What were you taught about nature and her ways?
The first messages I received about the wildness of the natural world were diametrically opposed. My mother taught me that nature is splendid when controlled in a garden or observed from the boxy windows of the house or vehicle. She would have made a fine Victorian lady. My father taught me that the wild is the only place where one can truly escape the pain and sorrow of life, and that anything one might possibly need is there. He would have made a fine pioneer.
If I believed my mother, then nature was a frightening and unpredictable place where all sorts of horrible tragedies might befall me. If I believed my father, it was paradise and my salvation from too much civilization.
I wish my father had taken the time to teach me all of his practical outdoor skills, but there were obstacles. I was bookish, dreamy, a bit awkward, and I was not a boy. Even if he had maintained the patience to teach wilderness survival to a little girl who didn’t like baiting a fishhook, it’s unlikely that my mother would have allowed such expeditions. Death had taken her first daughter, and she worried, constantly, that he was stalking her second.
I lived much of my childhood through my dead sister’s shadow, trying to find some middle ground between gaining my independence and not increasing my mother’s anxiety. A fearful, depressed, and controlling mother was too hard to bear in the end, so independence ultimately won. I left home at 18 and only told my mother what I thought she was able to handle about my life, which was mostly the acceptable highlight reel.
Relying on field guides and advice from seasoned hikers to fill in the gaps in my outdoor knowledge bank, I certainly didn’t tell her when I backpacked on a portion of the Appalachian Trail for the first time or any time that I went out into the woods with the barest essentials. I couldn’t explain the benefits of hiking and camping to someone who said, “I will not sleep on the ground when I have a perfectly good bed at home.”

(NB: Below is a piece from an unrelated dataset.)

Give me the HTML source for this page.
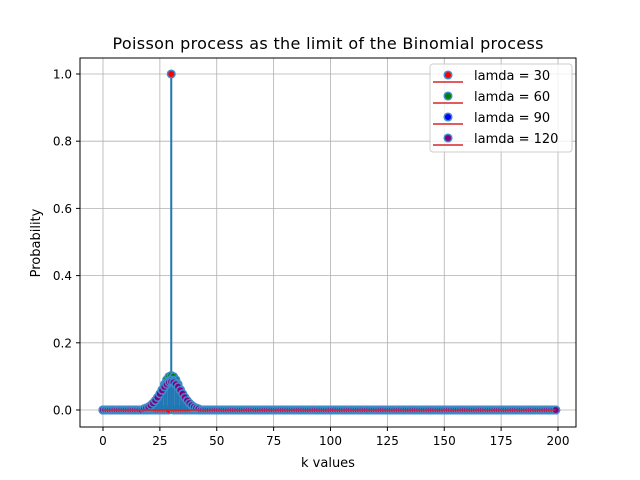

But there are waterfalls that can only been reached by traveling miles into the forest on foot. There are wide vistas that can only be enjoyed by climbing, step by aching step, to the top of the mountain. There are meadows full of wildflowers and gurgling creeks and the simple comfort of a fire at night under a canopy of bright stars.
We spoke completely different languages, she and I. She craved walls and security. I craved fresh air and whatever is around the next bend.
I reserved my nature-loving conversations for my father, who understood the peace of wild things and that my soul was being hurt by too much domestication from suburban living. The outer trappings of my life looked like progress. Degrees. Job. Paycheck. Retirement fund. House. Car. Boxes all checked, but there was less and less time and energy to be outside exploring. Weekends were taken up with maintaining the lawn and the house and running errands. Then it was Monday again, and I would try to push away the feeling that my life had been stripped of all meaning and purpose. It wasn’t supposed to feel like this. I took no pleasure in any of my accomplishments. What had I won? A concrete jungle? I didn’t want it. I wanted a forest. I wanted to wake up and see trees all around me, instead of the neighbor’s back porch, the rows of privacy fences, and the asphalt leading to places I did not wish to go. Even the local nature trails had become too familiar, predictable, and heavily occupied by joggers and cyclists.
My own search for a connection or reconnection to the earth was really a search for self and identity. How a woman feels about the earth reflects how she feels about herself. Either she embraces all that is wild, unapologetic, fierce, and untamed within her, or she lives in denial and represses her natural instincts. Either she accepts that the feminine is both nurturer and destroyer, or she feels that a part of herself remains caged as she struggles to fulfill the impossible cultural expectation of flawless motherhood and domesticity. It is still shocking to some that the Goddess has teeth and claws.
Such profound realizations often occur on the cusp of the final transformation. Nearing the end of her life and unable to walk, my mother actually loved seeing photos of my hiking trips. Faced with her own mortality, she became keenly aware of all the places she would never go in this life and all that she would never see or experience. She said that my photos made her feel like she was out there with me on the trail, seeing the world through my eyes. I brought her the wild, and at last, she understood this sacred, primordial part of me and of herself and of all women.
“Go,” she told me. “Let your hiking boots take you every place that calls to you, and I’ll be with you every step.”
And she is. I feel her, and I feel the Great Mother surrounding me every time I leave the known for the unknown, the safe for the precarious, the tame for the untouched and irrepressible wildness of the world.

Nice connection to mother. I am not that lucky.